Dennis Mbongeni Jali, John Erasmus Frimpong, and Arley Ray Johnson posed as fake pastors to gain the trust of many churchgoers and "allegedly preyed on their victims with false hope of financial security." 

FBI Special Agent in Charge, Jennifer Boone, said, "They used the victims' hard-earned money for luxury cars, private jets, and family vacations while the victims ended up with false promises and empty hopes." 

Jali, Frimpong, and Johnson allegedly scammed around 1,200 investors out of $28 million, including but not limited to: nurses, accountants, engineers, and car dealership managers. NBC later reported that Jali presented himself as a pastor who was also an expert trader and a self-made millionaire.  

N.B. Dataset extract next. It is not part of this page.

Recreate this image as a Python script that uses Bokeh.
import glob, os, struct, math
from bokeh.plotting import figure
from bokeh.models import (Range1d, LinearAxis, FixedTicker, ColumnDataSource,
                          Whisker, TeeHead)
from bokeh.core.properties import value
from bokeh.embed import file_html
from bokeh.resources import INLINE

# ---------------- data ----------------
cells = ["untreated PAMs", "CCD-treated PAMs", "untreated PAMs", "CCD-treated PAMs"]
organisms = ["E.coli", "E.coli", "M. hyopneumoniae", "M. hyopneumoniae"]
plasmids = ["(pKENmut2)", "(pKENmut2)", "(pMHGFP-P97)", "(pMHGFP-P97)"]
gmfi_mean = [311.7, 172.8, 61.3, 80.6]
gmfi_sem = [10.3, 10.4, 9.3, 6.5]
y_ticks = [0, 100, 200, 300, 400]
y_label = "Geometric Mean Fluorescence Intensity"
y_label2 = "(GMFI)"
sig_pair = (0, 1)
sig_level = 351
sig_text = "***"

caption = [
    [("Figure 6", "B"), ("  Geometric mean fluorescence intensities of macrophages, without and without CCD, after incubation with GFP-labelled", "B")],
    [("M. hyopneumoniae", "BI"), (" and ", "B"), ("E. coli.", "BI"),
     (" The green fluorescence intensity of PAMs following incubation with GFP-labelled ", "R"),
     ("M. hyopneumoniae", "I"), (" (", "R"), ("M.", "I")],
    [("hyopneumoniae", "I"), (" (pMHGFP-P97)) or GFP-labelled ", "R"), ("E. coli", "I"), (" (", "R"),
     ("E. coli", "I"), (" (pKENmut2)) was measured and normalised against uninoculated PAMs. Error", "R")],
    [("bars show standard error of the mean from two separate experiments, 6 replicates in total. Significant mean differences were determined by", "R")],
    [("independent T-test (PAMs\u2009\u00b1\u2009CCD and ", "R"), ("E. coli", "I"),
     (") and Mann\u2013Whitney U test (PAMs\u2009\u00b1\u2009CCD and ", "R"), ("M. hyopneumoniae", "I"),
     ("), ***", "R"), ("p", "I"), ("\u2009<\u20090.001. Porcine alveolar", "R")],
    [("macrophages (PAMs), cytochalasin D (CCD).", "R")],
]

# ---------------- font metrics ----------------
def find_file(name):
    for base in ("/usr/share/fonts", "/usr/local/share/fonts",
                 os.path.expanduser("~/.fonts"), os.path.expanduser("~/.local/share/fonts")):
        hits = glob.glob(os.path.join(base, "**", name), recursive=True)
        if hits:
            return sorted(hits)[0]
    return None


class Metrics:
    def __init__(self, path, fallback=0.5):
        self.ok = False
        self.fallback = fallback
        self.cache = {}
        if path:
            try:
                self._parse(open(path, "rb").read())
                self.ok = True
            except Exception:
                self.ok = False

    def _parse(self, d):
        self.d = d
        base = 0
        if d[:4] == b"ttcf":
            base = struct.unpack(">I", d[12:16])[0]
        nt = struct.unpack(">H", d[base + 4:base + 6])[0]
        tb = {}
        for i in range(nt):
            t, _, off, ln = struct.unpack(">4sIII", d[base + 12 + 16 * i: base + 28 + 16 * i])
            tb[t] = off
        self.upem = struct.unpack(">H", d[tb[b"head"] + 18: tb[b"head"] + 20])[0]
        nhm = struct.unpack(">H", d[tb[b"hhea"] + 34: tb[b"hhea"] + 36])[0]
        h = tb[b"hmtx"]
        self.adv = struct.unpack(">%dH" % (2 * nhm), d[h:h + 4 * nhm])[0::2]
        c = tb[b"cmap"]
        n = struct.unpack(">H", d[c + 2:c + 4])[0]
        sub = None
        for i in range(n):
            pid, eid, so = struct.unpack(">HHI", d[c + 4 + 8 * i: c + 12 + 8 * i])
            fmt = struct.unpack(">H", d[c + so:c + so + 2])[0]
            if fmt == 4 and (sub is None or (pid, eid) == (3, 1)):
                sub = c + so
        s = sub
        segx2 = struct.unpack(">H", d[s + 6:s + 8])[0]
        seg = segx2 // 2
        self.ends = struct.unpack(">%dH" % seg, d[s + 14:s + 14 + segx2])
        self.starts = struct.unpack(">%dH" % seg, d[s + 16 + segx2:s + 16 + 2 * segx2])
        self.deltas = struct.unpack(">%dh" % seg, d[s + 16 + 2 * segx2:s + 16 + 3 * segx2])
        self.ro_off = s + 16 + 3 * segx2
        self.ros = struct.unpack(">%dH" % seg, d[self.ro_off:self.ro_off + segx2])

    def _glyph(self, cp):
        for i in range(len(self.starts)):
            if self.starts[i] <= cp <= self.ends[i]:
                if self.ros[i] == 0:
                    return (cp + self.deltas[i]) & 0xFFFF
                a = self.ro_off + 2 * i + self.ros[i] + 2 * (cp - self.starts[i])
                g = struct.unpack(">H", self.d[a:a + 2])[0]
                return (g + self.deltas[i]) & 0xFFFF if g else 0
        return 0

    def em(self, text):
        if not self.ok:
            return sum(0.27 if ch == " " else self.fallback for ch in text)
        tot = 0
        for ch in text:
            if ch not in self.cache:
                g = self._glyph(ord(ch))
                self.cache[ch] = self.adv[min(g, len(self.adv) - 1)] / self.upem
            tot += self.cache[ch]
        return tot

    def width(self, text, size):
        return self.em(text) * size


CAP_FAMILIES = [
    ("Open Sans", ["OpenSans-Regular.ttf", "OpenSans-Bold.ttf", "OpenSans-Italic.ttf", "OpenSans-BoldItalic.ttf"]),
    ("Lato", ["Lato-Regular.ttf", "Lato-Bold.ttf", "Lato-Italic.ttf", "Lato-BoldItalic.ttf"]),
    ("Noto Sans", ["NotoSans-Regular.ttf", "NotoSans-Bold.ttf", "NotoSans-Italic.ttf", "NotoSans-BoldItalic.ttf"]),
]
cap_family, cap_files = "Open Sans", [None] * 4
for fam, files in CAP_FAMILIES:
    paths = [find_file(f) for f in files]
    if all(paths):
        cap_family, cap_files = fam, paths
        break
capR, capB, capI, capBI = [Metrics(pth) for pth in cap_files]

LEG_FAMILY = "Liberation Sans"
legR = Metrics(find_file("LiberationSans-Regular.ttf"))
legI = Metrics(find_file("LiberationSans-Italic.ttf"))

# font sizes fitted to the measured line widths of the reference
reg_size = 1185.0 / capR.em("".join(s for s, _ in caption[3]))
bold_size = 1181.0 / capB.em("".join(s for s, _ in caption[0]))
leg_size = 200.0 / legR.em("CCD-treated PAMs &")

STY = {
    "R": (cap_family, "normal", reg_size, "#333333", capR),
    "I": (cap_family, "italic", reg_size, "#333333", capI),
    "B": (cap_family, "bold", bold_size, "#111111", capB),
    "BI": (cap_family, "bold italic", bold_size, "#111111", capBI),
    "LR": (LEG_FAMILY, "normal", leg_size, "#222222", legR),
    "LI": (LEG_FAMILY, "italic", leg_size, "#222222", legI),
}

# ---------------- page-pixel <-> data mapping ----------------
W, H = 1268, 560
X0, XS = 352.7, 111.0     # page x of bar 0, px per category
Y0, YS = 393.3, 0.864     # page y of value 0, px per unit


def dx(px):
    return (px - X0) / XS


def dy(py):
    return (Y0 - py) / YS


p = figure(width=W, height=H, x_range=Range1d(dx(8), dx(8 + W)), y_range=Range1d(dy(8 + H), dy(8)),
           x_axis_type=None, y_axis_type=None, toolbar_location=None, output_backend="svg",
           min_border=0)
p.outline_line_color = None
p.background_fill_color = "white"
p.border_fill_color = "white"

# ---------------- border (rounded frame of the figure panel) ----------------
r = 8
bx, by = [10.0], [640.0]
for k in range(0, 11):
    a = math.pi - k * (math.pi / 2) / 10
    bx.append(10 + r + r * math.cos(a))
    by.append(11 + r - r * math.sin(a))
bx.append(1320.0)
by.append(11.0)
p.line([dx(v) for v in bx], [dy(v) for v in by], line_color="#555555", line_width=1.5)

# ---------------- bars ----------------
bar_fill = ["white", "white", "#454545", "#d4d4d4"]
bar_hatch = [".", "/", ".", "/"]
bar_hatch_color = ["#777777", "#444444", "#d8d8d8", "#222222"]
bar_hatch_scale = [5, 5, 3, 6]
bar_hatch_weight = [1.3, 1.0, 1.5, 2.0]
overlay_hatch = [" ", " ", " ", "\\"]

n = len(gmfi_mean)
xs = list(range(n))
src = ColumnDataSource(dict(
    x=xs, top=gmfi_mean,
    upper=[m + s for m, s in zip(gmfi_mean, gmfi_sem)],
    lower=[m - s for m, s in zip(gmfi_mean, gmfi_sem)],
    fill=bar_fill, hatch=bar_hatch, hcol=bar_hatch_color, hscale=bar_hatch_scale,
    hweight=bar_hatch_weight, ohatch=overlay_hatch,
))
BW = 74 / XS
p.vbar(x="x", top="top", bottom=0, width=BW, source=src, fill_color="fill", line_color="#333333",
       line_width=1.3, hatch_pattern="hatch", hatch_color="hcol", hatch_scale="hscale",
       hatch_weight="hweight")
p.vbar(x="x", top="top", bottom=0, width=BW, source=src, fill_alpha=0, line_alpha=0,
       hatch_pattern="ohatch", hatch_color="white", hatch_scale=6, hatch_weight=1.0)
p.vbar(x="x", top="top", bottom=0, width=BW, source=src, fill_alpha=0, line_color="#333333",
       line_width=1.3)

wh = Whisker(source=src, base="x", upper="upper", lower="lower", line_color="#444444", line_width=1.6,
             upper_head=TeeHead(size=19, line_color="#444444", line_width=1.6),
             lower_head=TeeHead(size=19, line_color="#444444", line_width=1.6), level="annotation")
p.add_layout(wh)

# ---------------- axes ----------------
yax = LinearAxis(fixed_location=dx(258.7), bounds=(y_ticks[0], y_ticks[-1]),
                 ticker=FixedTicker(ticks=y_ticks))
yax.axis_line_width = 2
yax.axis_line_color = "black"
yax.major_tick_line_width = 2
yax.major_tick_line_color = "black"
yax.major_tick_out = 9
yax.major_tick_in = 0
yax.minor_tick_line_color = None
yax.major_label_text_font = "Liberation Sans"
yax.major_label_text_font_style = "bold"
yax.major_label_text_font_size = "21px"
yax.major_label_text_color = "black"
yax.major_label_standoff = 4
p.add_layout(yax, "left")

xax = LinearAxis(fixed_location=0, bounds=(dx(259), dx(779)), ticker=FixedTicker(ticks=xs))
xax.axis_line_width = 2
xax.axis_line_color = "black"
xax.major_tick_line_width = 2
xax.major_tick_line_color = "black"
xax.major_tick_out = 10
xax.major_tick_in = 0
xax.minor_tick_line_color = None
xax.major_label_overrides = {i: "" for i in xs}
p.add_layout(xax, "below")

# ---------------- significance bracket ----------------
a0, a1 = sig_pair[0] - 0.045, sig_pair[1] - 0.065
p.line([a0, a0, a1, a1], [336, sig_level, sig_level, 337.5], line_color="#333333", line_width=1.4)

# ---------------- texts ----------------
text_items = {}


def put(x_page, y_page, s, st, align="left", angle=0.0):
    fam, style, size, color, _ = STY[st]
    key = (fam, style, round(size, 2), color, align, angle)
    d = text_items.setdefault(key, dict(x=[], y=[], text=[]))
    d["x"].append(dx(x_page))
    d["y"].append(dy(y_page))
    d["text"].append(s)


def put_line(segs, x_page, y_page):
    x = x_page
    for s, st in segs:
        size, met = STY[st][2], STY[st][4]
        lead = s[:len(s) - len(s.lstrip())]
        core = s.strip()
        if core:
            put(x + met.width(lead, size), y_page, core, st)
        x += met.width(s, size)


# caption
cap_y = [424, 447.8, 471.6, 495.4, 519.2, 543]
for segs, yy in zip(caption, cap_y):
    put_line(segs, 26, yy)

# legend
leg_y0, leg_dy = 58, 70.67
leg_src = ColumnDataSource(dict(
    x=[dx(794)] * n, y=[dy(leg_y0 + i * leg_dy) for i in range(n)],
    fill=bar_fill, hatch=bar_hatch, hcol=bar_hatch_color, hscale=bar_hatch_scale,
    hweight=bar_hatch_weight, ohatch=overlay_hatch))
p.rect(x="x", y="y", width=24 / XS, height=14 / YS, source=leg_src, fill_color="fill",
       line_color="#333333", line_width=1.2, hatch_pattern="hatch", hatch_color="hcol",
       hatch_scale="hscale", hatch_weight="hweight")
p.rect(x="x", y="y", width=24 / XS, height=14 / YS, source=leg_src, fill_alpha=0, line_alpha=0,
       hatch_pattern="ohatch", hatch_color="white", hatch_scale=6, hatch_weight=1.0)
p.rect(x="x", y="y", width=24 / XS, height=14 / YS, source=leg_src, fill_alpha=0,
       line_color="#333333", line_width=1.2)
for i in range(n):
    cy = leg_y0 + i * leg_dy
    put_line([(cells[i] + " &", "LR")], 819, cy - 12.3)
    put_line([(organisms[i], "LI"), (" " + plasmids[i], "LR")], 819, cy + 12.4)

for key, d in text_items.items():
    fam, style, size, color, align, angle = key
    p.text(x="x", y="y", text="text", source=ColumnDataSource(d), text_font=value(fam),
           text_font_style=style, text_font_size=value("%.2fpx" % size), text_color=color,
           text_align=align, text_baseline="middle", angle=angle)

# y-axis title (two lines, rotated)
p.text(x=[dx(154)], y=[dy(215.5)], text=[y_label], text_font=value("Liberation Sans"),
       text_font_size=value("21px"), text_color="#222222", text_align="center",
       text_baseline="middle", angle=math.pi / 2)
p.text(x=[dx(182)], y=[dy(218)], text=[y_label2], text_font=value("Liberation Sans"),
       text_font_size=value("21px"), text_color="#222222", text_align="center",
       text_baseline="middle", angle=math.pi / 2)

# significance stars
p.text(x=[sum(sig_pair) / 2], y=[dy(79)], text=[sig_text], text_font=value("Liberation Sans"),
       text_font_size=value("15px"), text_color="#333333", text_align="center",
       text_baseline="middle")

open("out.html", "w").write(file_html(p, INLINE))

The lawsuit states, "Jali preached at local churches, including the church Frimpong attended, and solicited investments from parishioners during church services." Johnson, a confessed Christian minister, overlooked and participated in similar actions. Frimpong also posed as an expert trader in cryptocurrency markets and foreign exchange markets while preaching at different churches. 

According to the indictment, the three men operated as fake pastors under Jali's company, The Smart Partners LLC, or "1st Million." It also stated that the accused "told prospective investors that 1st Million's work was in furtherance of God's mission as it helped churches and their members achieve personal wealth and financial freedom." 

Joli faces up to 10 years for each of three counts of money laundering, and they collectively face up to "a maximum sentence of 20 years in federal prison for a wire fraud conspiracy and for each count of wire fraud; a maximum of five years in federal prison for a securities fraud conspiracy and a maximum of 20 years in federal prison for each count of securities fraud."